Visited a menagerie this afternoon. I am always surprised to see the same spots and stripes on wild beasts from Africa and Asia and also from South America,—on the Brazilian tiger and the African leopard,—and their general similarity. All these wild animals—lions, tigers, chetas, leopards, etc.—have one hue,—tawny and commonly spotted or striped,—what you may call pard-color, a color and marking which I had not associated with America. These are wild beasts. What constitutes the difference between a wild beast and a tame one? How much more human the one than the other! Growling, scratching, roaring, with whatever beauty and gracefulness, still untamable, this royal Bengal tiger or this leopard. They have the character and the importance of another order of men. The majestic lion, the king of beasts,—he must retain his title.
I was struck by the gem-like, changeable, greenish reflections from the eyes of the grizzly bear, so glassy that you never saw the surface of the eye. They [were] quite demonic. Its claws, though extremely large and long, look weak and made for digging or pawing the earth and leaves. It is unavoidable, the idea of transmigration; not merely a fancy of the poets, but an instinct of the race.
June 29. There is a great deal of white clover this year. In many fields where there has been no clover seed sown for many years at least, it is more abundant than the red, and the heads are nearly as large. Also pastures which are close cropped, and where I think there was little or no clover last year, are spotted white with a humbler growth. And everywhere, by roadsides, garden borders, etc., even where the sward is trodden hard, the small white heads on short stems are sprinkled everywhere. As this is the season for the swarming of bees, and this clover is very attractive to them, it is probably the more difficult to secure them; at any rate it is the more important to secure their services now that they can make honey so fast. It is an interesting inquiry why this year is so favorable to the growth of clover!
I am interested to observe how old-country methods of farming resources are introduced among us. The Irish laborer, for instance, seeing that his employer is contemplating some agricultural enterprise, as ditching or fencing, suggests some old-country mode with [which] he has been familiar from a boy, which is often found to be cheaper as well as more ornamental than the common; and Patrick is allowed to accomplish the object his own way, and for once exhibits some skill and has not to be shown, but, working with a will as well as with pride, does better than ever in the old country. Even the Irishman exhibits what might be mistaken for a Yankee knack, exercising a merely inbred skill derived from the long teachings and practice of his ancestors.

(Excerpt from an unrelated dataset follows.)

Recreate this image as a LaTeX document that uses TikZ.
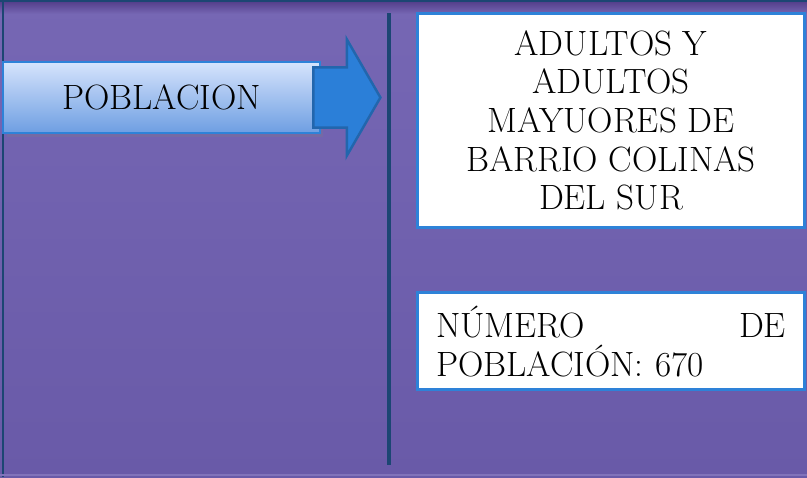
\documentclass[tikz,border=0pt]{standalone}
\usepackage{tikz}
\usetikzlibrary{positioning}
\usetikzlibrary{shapes.arrows, shadows}
\definecolor{fondoarriba}{RGB}{118,103,180}
\definecolor{fondoabajo}{RGB}{105,90,168}
\definecolor{franjaarriba}{RGB}{80,58,134}
\definecolor{azulborde}{RGB}{46,130,216}
\definecolor{azulflecha}{RGB}{43,127,216}
\definecolor{azulclaro}{RGB}{214,228,252}
\definecolor{azulmedio}{RGB}{110,158,226}
\definecolor{lineaoscura}{RGB}{28,70,115}
\tikzset{
x=0.02cm, y=-0.02cm, % one unit is one pixel of the reference
texto/.style={font=\fontsize{20}{22}\selectfont}, % sets the size of all the texts
titulo/.style={texto, draw=azulborde, line width=1.4pt, top color=azulclaro, bottom color=azulmedio,
  drop shadow={opacity=0.25, shadow xshift=2pt, shadow yshift=-2pt}}, % the box on the left
flecha/.style={single arrow, draw=azulflecha!80!black, line width=1.4pt, fill=azulflecha,
  inner xsep=0pt, inner ysep=0.58cm, single arrow head extend=0.56cm,
  single arrow tip angle=120, minimum height=1.34cm}, % the big blue arrow
caja/.style={texto, draw=azulborde, line width=1.7pt, fill=white, minimum width=7.76cm}, % white boxes
lineavertical/.style={lineaoscura, line width=2.6pt}, % the line in the middle
}
\begin{document}
\begin{tikzpicture}
\useasboundingbox (0,0) rectangle (807,477);
% background
\fill[top color=fondoarriba, bottom color=fondoabajo] (0,0) rectangle (807,477);
\fill[top color=franjaarriba, bottom color=fondoarriba] (0,0) rectangle (807,14);
\draw[lineaoscura, line width=1.5pt] (0,1) -- (807,1);
\draw[lineaoscura, line width=1.5pt] (3,0) -- (3,477);
\draw[fondoarriba!92!white, line width=1pt] (0,475) -- (807,475);

\node[titulo, minimum width=6.34cm, minimum height=1.42cm] (poblacion) at (161.5,97.5) {POBLACION};
\node[flecha, right=-0.18cm of poblacion] (flecha) {};

\coordinate (lineaarriba) at (389,13);
\coordinate (lineaabajo) at (389,465);

\node[caja, minimum height=4.3cm, align=center] (adultos) at (611,120.5)
  {ADULTOS Y\\ADULTOS\\MAYUORES DE\\BARRIO COLINAS\\DEL SUR};
\node[caja, below=1.24cm of adultos, minimum height=1.94cm, text width=7cm, align=left] (numero)
  {NÚMERO\hfill DE\\POBLACIÓN: 670};

\draw[lineavertical] (lineaarriba) -- (lineaabajo);

\end{tikzpicture}
\end{document}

I saw an Irishman building a bank of sod where his employer had contemplated building a bank wall, piling up very neatly and solidly with his spade and a line the sods taken from the rear, and coping the face at a very small angle from the perpendicular, intermingling the sods with bushes as they came to hand, which would grow and strengthen the whole. It was much more agreeable to the eye, as well as less expensive, than stone would have been, and he thought that it would be equally effective as a fence and no less durable. But it is true only experience will show when the same practice may be followed in this climate and in Ireland,—whether our atmosphere is not too dry to admit of it. At any rate it was wise in the farmer thus to avail himself of any peculiar experience which his hired laborer possessed. That was what he should buy.
Also I noticed the other day where one who raises seeds, when his ropes and poles failed, had used ropes twisted of straw to support his plants,—a resource probably suggested and supplied by his foreign laborers. It is only remarkable that so few improvements or resources are or are to be adopted from the Old World.